--- Dataset section ---
◆ ◆ ◆ ◆

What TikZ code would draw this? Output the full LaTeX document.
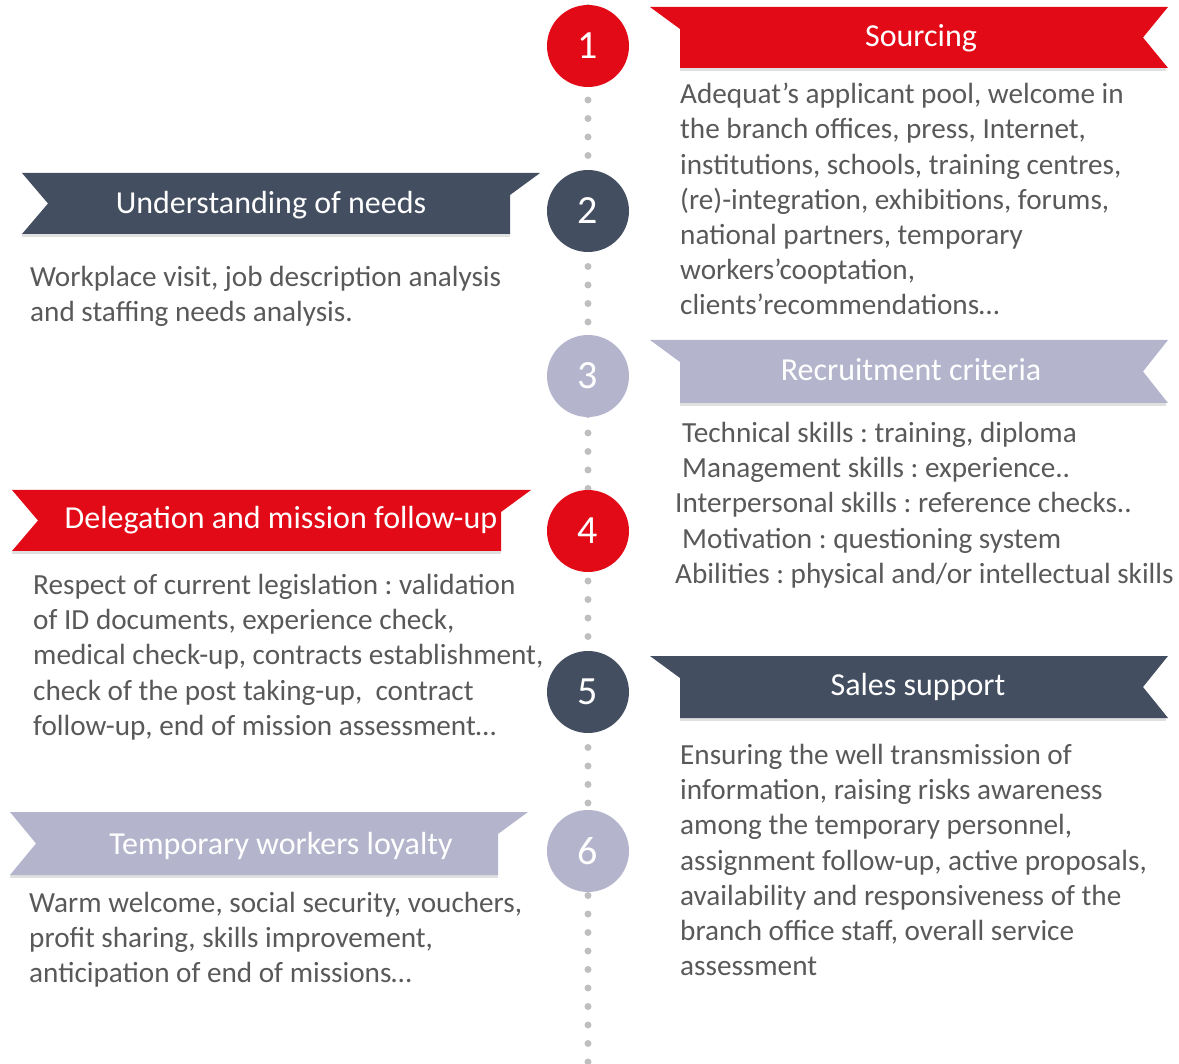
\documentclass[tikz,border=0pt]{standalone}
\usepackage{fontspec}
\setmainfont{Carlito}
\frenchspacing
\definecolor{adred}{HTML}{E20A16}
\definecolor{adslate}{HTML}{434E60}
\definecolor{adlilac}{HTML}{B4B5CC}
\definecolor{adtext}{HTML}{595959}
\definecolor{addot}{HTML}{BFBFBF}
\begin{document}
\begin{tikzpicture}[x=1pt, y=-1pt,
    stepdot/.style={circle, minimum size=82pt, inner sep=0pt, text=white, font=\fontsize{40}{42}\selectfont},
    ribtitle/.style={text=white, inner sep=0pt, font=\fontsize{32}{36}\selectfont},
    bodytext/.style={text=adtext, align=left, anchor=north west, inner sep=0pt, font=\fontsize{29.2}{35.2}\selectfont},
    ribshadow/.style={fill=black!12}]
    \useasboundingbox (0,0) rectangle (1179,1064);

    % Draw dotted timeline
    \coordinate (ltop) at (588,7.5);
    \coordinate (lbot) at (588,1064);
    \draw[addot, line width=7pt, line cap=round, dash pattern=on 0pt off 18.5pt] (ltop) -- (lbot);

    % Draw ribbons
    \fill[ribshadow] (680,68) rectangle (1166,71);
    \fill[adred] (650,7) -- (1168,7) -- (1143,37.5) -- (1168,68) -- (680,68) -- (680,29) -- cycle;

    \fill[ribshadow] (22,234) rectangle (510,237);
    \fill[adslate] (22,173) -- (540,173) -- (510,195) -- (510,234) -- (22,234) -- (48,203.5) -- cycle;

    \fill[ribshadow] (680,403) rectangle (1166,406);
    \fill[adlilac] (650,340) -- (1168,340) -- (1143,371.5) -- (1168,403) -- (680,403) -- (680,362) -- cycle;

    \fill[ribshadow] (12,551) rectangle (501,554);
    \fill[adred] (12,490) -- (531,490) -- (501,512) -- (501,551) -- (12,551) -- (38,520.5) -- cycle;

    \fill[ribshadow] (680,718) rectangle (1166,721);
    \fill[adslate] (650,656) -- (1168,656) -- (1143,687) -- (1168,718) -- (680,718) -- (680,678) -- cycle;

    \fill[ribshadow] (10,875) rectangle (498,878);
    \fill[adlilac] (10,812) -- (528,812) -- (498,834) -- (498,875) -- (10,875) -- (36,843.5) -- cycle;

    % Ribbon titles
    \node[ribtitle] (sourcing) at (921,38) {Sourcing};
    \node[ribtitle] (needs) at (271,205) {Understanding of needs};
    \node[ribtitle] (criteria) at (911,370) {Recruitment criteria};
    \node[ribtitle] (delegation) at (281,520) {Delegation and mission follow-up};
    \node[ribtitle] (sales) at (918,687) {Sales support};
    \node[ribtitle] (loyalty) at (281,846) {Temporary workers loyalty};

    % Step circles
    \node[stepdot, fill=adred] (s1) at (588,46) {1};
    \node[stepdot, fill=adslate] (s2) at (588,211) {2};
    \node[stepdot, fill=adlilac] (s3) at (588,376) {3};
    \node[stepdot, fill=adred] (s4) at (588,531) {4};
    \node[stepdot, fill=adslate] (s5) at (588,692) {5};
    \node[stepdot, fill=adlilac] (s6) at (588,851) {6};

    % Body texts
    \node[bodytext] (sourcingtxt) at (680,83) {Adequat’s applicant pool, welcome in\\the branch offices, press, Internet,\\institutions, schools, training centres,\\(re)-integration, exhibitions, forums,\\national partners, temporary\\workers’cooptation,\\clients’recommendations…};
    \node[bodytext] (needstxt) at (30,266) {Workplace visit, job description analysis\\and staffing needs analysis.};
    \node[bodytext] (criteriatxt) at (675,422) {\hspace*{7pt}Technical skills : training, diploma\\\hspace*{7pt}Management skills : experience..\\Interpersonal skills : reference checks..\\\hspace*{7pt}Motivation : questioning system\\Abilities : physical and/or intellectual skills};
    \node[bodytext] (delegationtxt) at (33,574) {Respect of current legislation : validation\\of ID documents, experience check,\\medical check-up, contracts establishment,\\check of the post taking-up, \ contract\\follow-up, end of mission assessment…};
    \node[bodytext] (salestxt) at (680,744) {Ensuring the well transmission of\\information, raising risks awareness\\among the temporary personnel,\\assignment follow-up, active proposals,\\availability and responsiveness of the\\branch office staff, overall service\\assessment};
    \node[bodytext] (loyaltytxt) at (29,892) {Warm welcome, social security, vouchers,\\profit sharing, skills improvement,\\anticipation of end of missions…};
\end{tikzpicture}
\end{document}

◆ ◆ ◆ ◆

--- Objective ---
Are you able to set down all the lines above exactly, without any pictures?

--- Full answer ---
What TikZ code would draw this? Output the full LaTeX document.
\documentclass[tikz,border=0pt]{standalone}
\usepackage{fontspec}
\setmainfont{Carlito}
\frenchspacing
\definecolor{adred}{HTML}{E20A16}
\definecolor{adslate}{HTML}{434E60}
\definecolor{adlilac}{HTML}{B4B5CC}
\definecolor{adtext}{HTML}{595959}
\definecolor{addot}{HTML}{BFBFBF}
\begin{document}
\begin{tikzpicture}[x=1pt, y=-1pt,
    stepdot/.style={circle, minimum size=82pt, inner sep=0pt, text=white, font=\fontsize{40}{42}\selectfont},
    ribtitle/.style={text=white, inner sep=0pt, font=\fontsize{32}{36}\selectfont},
    bodytext/.style={text=adtext, align=left, anchor=north west, inner sep=0pt, font=\fontsize{29.2}{35.2}\selectfont},
    ribshadow/.style={fill=black!12}]
    \useasboundingbox (0,0) rectangle (1179,1064);

    % Draw dotted timeline
    \coordinate (ltop) at (588,7.5);
    \coordinate (lbot) at (588,1064);
    \draw[addot, line width=7pt, line cap=round, dash pattern=on 0pt off 18.5pt] (ltop) -- (lbot);

    % Draw ribbons
    \fill[ribshadow] (680,68) rectangle (1166,71);
    \fill[adred] (650,7) -- (1168,7) -- (1143,37.5) -- (1168,68) -- (680,68) -- (680,29) -- cycle;

    \fill[ribshadow] (22,234) rectangle (510,237);
    \fill[adslate] (22,173) -- (540,173) -- (510,195) -- (510,234) -- (22,234) -- (48,203.5) -- cycle;

    \fill[ribshadow] (680,403) rectangle (1166,406);
    \fill[adlilac] (650,340) -- (1168,340) -- (1143,371.5) -- (1168,403) -- (680,403) -- (680,362) -- cycle;

    \fill[ribshadow] (12,551) rectangle (501,554);
    \fill[adred] (12,490) -- (531,490) -- (501,512) -- (501,551) -- (12,551) -- (38,520.5) -- cycle;

    \fill[ribshadow] (680,718) rectangle (1166,721);
    \fill[adslate] (650,656) -- (1168,656) -- (1143,687) -- (1168,718) -- (680,718) -- (680,678) -- cycle;

    \fill[ribshadow] (10,875) rectangle (498,878);
    \fill[adlilac] (10,812) -- (528,812) -- (498,834) -- (498,875) -- (10,875) -- (36,843.5) -- cycle;

    % Ribbon titles
    \node[ribtitle] (sourcing) at (921,38) {Sourcing};
    \node[ribtitle] (needs) at (271,205) {Understanding of needs};
    \node[ribtitle] (criteria) at (911,370) {Recruitment criteria};
    \node[ribtitle] (delegation) at (281,520) {Delegation and mission follow-up};
    \node[ribtitle] (sales) at (918,687) {Sales support};
    \node[ribtitle] (loyalty) at (281,846) {Temporary workers loyalty};

    % Step circles
    \node[stepdot, fill=adred] (s1) at (588,46) {1};
    \node[stepdot, fill=adslate] (s2) at (588,211) {2};
    \node[stepdot, fill=adlilac] (s3) at (588,376) {3};
    \node[stepdot, fill=adred] (s4) at (588,531) {4};
    \node[stepdot, fill=adslate] (s5) at (588,692) {5};
    \node[stepdot, fill=adlilac] (s6) at (588,851) {6};

    % Body texts
    \node[bodytext] (sourcingtxt) at (680,83) {Adequat’s applicant pool, welcome in\\the branch offices, press, Internet,\\institutions, schools, training centres,\\(re)-integration, exhibitions, forums,\\national partners, temporary\\workers’cooptation,\\clients’recommendations…};
    \node[bodytext] (needstxt) at (30,266) {Workplace visit, job description analysis\\and staffing needs analysis.};
    \node[bodytext] (criteriatxt) at (675,422) {\hspace*{7pt}Technical skills : training, diploma\\\hspace*{7pt}Management skills : experience..\\Interpersonal skills : reference checks..\\\hspace*{7pt}Motivation : questioning system\\Abilities : physical and/or intellectual skills};
    \node[bodytext] (delegationtxt) at (33,574) {Respect of current legislation : validation\\of ID documents, experience check,\\medical check-up, contracts establishment,\\check of the post taking-up, \ contract\\follow-up, end of mission assessment…};
    \node[bodytext] (salestxt) at (680,744) {Ensuring the well transmission of\\information, raising risks awareness\\among the temporary personnel,\\assignment follow-up, active proposals,\\availability and responsiveness of the\\branch office staff, overall service\\assessment};
    \node[bodytext] (loyaltytxt) at (29,892) {Warm welcome, social security, vouchers,\\profit sharing, skills improvement,\\anticipation of end of missions…};
\end{tikzpicture}
\end{document}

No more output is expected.